Try these drills in ten minutes. They fit homework, tutoring sessions, or your own draft time.
The Two-Minute Swap
- Write one analogy for your topic.
- Swap the source for a totally different source.
- Keep the same bridge.
- Read both versions. Pick the one that sounds natural.
The Bridge-Only Test
Write your bridge as a short label, like “stores and retrieves,” or “filters and sorts.” Then try three sources that share that label.
You’ll see right away which source is clean. The others will feel forced.
The Limit Line Habit
After each analogy, add your limit line. Do it even when you think it’s clear.
Over time you’ll start building analogies that don’t need much fixing because you’re thinking about limits early.
Analogy Checklist For Drafts
- Target is named before the comparison starts.
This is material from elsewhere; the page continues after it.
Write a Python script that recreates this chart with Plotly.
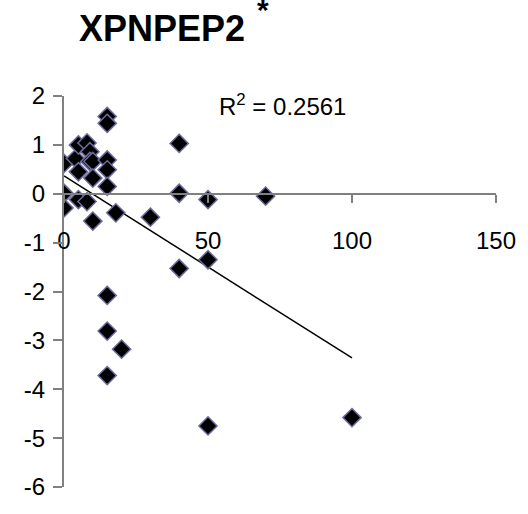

- Source is something most readers already know.
- Bridge is one shared trait, stated in plain words.
- One extra sentence shows the match in action.
- Limit line is present, so the reader won’t stretch the match.
- Tone fits the topic.
- No mixed sources inside one point.
- Analogy stays short enough that the reader keeps reading.
Last Pass Before You Hit Publish
If you’re still asking “what is an anolgy?” after reading this, try one move: write your bridge as a five-word label. Then pick a source that matches that label and nothing else.
When your analogy stays narrow, it teaches fast. The reader gets the idea and keeps going. That’s the whole point.